Obligation d’information et garanties locatives

Manque à son obligation d’information le notaire qui n’attire pas l’attention des propriétaires bailleurs sur la nécessité de se prémunir contre le risque d’impayés, contre lequel ils pensaient être garantis par eux-mêmes, faute de souscription de l’assurance par la société cessionnaire exploitant des appartements para-hôteliers.

En l’espèce, M. B., cent-huit autres personnes physiques et sept personnes morales (les propriétaires bailleurs) ont acquis entre octobre 2005 et avril 2008, à titre d’investissement, des appartements destinés à la location pour des durées déterminées en meublés avec prestations para-hôtelières et ont consenti concomitamment des baux commerciaux pour une durée de neuf ans à la société Elithéa, preneur unique de l’ensemble, mandatée pour assurer la gestion des sous-locations.

En novembre 2006, celle-ci a entendu céder l’ensemble des baux à la société MVM Eole Europe (société MVM).
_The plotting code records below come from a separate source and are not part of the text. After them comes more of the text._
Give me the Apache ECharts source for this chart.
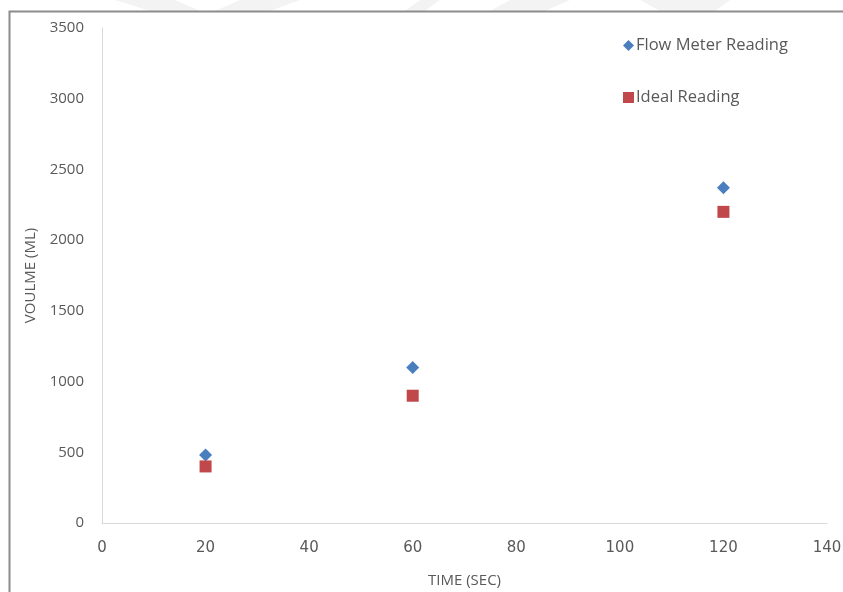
<!DOCTYPE html>
<html><head><meta charset="utf-8">
<script src="https://cdn.jsdelivr.net/npm/echarts@6/dist/echarts.min.js"></script>
<style>html,body{margin:0;padding:0;background:#fff}#c{width:843px;height:592px}</style>
</head><body><div id="c"></div>
<script>
const times = [20, 60, 120];
const flowMeter = [480, 1100, 2370];
const idealReading = [400, 900, 2200];
const seriesNames = ['Flow Meter Reading', 'Ideal Reading'];
const xAxisName = 'TIME (SEC)';
const yAxisName = 'VOULME (ML)';

const chart = echarts.init(document.getElementById('c'));
const font = 'Open Sans, sans-serif';
const gray = '#595959';
chart.setOption({
  animation: false,
  graphic: [
    {type:'polygon', silent:true, shape:{points:[[115,0],[175,0],[200,11],[150,11]]}, style:{fill:'#f3f3f3'}},
    {type:'polygon', silent:true, shape:{points:[[240,0],[300,0],[270,11],[215,11]]}, style:{fill:'#f3f3f3'}},
    {type:'polygon', silent:true, shape:{points:[[510,0],[570,0],[545,11],[490,11]]}, style:{fill:'#f3f3f3'}},
    {type:'polygon', silent:true, shape:{points:[[640,0],[730,0],[715,11],[660,11]]}, style:{fill:'#f3f3f3'}},
    {type:'polygon', silent:true, shape:{points:[[420,0],[440,0],[425,11],[405,11]]}, style:{fill:'#f3f3f3'}},
    {type:'rect', silent:true, shape:{x:9.5, y:11.5, width:840, height:600}, style:{fill:'none', stroke:'#8c8c8c', lineWidth:2}}
  ],
  grid: {left: 102, right: 16, top: 28, bottom: 69, containLabel: false, outerBoundsMode: 'none'},
  legend: {
    orient: 'vertical', left: 618, top: 32, itemGap: 35,
    itemWidth: 11, itemHeight: 11,
    textStyle: {color: gray, fontSize: 16.5, fontFamily: font, padding: [0, 0, 0, -3]},
    data: [{name: seriesNames[0], icon: 'diamond'}, {name: seriesNames[1], icon: 'rect'}]
  },
  xAxis: {
    type: 'value', min: 0, max: 140, interval: 20,
    name: xAxisName, nameLocation: 'middle', nameGap: 50,
    nameTextStyle: {color: gray, fontSize: 15, fontFamily: font},
    axisLine: {show: true, lineStyle: {color: '#d9d9d9'}},
    axisTick: {show: false},
    splitLine: {show: false},
    axisLabel: {color: gray, fontSize: 15, margin: 18, fontFamily: 'DejaVu Sans, sans-serif'}
  },
  yAxis: {
    type: 'value', min: 0, max: 3500, interval: 500,
    name: yAxisName, nameLocation: 'middle', nameGap: 64, nameRotate: 90,
    nameTextStyle: {color: gray, fontSize: 15, fontFamily: font},
    axisLine: {show: true, lineStyle: {color: '#d9d9d9'}},
    axisTick: {show: false},
    splitLine: {show: false},
    axisLabel: {color: gray, fontSize: 15, margin: 18, fontFamily: font, formatter: v => String(v)}
  },
  series: [
    {name: seriesNames[0], type: 'scatter', symbol: 'diamond', symbolSize: 13,
     itemStyle: {color: '#4a7ebf', opacity: 1}, data: times.map((t, i) => [t, flowMeter[i]])},
    {name: seriesNames[1], type: 'scatter', symbol: 'rect', symbolSize: 12,
     itemStyle: {color: '#c0474a', opacity: 1}, data: times.map((t, i) => [t, idealReading[i]])}
  ]
});
</script></body></html>
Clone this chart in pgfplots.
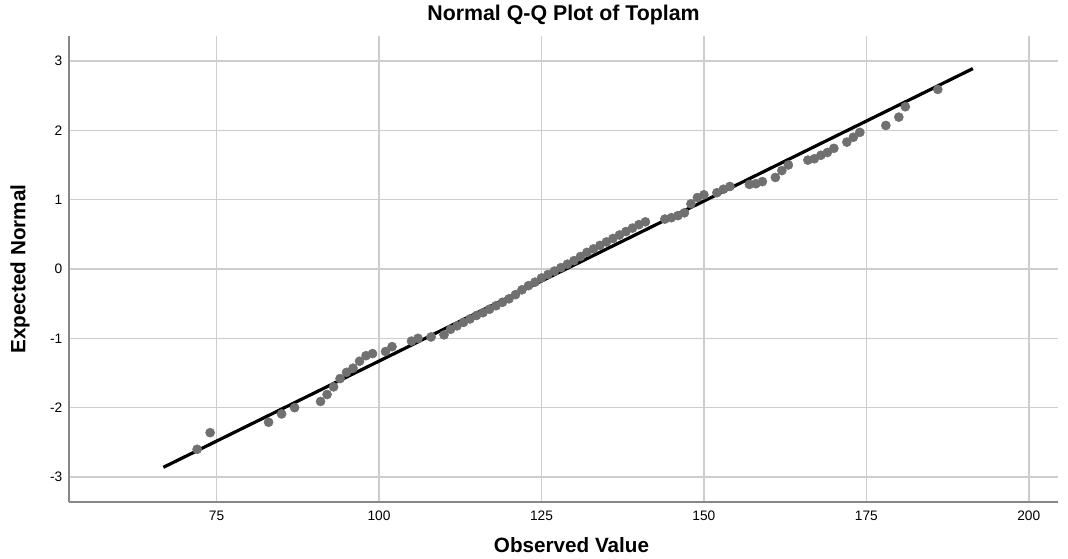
\documentclass[border=0pt]{standalone}
\usepackage{fontspec}
\setmainfont{Liberation Sans}
\usepackage{pgfplots}
\usepackage{pgfplotstable}
\pgfplotsset{compat=1.18}
\definecolor{dotgray}{RGB}{112,112,112}
\definecolor{gridgray}{RGB}{205,205,205}
\definecolor{axgray}{RGB}{135,135,135}

% observed value, expected normal
\pgfplotstableread{
x y
72 -2.60
74 -2.36
83 -2.21
85 -2.09
87 -2.00
91 -1.91
92 -1.81
93 -1.70
94 -1.58
95 -1.49
96 -1.43
97 -1.33
98 -1.25
99 -1.22
101 -1.19
102 -1.12
105 -1.04
106 -1.00
108 -0.98
110 -0.95
111 -0.87
112 -0.82
113 -0.77
114 -0.72
115 -0.67
116 -0.63
117 -0.58
118 -0.53
119 -0.48
120 -0.43
121 -0.37
122 -0.30
123 -0.24
124 -0.19
125 -0.13
126 -0.08
127 -0.03
128 0.02
129 0.07
130 0.12
131 0.18
132 0.24
133 0.29
134 0.34
135 0.39
136 0.44
137 0.49
138 0.54
139 0.59
140 0.64
141 0.68
144 0.72
145 0.74
146 0.77
147 0.81
148 0.94
149 1.03
150 1.07
152 1.10
153 1.15
154 1.19
157 1.22
158 1.23
159 1.26
161 1.32
162 1.42
163 1.50
166 1.57
167 1.59
168 1.64
169 1.68
170 1.74
172 1.83
173 1.90
174 1.97
178 2.07
180 2.19
181 2.34
186 2.59
}\qqdata

\begin{document}
\begin{tikzpicture}
\path[use as bounding box] (-51.75pt,-42pt) rectangle (749.25pt,376.5pt);
\begin{axis}[
  name=ax, at={(0,0)}, anchor=south west,
  scale only axis, width=741.75pt, height=349.5pt,
  xmin=52.28, xmax=204.5, ymin=-3.36, ymax=3.36,
  axis lines*=left,
  axis line style={axgray, line width=1.4pt},
  xtick={75,100,125,150,175,200},
  ytick={-3,-2,-1,0,1,2,3},
  yticklabels={-3,-2,-1,0,1,2,3},
  xticklabels={75,100,125,150,175,200},
  major tick length=0pt,
  tick style={draw=none},
  grid=major,
  major grid style={gridgray, line width=1.2pt},
  ticklabel style={font=\fontsize{10.3}{12}\selectfont},
  xticklabel style={yshift=-3pt},
  yticklabel style={xshift=-1.5pt},
  clip=false
]
  \addplot[only marks, mark=*, mark size=3.4pt, color=dotgray,
    mark options={draw=dotgray, fill=dotgray}] table[x=x, y=y] {\qqdata};
  \addplot[black, line width=2.4pt] coordinates {(66.8,-2.86) (191.4,2.89)};
\end{axis}
\node[font=\bfseries\fontsize{16}{18}\selectfont] at ([yshift=15.5pt]ax.north) {Normal Q-Q Plot of Toplam};
\node[font=\bfseries\fontsize{15.5}{18}\selectfont] at ([xshift=6pt,yshift=-32.25pt]ax.south) {Observed Value};
\node[font=\bfseries\fontsize{15.5}{18}\selectfont, rotate=90] at ([xshift=-36.75pt]ax.west) {Expected Normal};
\end{tikzpicture}
\end{document}
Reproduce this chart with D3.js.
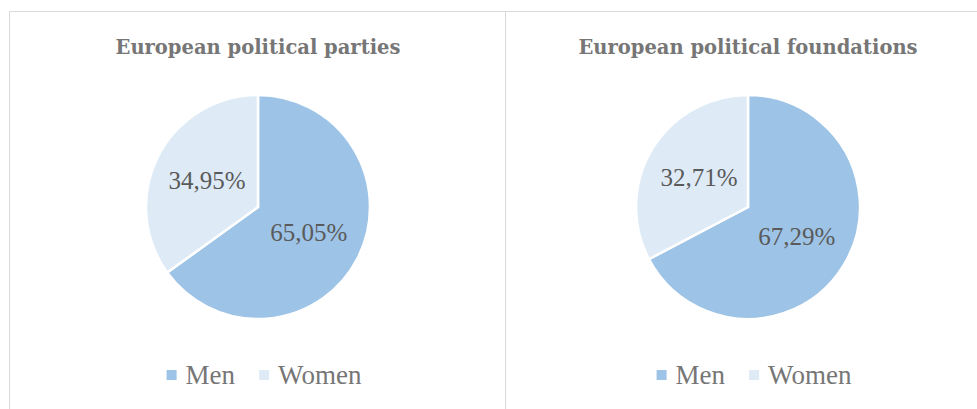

M. T., notaire à Nantes (le notaire), chargé de recevoir l’acte de cession, a informé les propriétaires bailleurs du projet pour les faire intervenir par mandataire à cet acte en vue de le leur rendre opposable sans signification conformément aux dispositions de l’article 1690, alinéa 2, du Code civil.

Le notaire a adressé à cette fin à chacun d’eux un formulaire de mandat à signer, ainsi qu’une notice de présentation élaborée par la société MVM dans laquelle celle-ci indiquait notamment souscrire un contrat d’assurance Insor/Gan garantissant, pendant trois ans, le règlement des loyers commerciaux aux propriétaires bailleurs quel que soit le taux d’occupation de la résidence.

Le 29 juin 2007, le notaire a reçu la convention de cession des baux commerciaux.

Au cours de l’année 2009, les loyers ont cessé d’être réglés, d’abord partiellement, puis totalement à compter du troisième trimestre.

La société MVM a été placée le 3 mars 2010 en redressement judiciaire, puis en liquidation judiciaire le 24 novembre suivant.

Lorsque les propriétaires bailleurs ont sollicité la mise en œuvre de la garantie Insor/Gan, ils ont appris que celle-ci n’avait pas été souscrite.

Ils ont assigné le notaire en responsabilité et indemnisation.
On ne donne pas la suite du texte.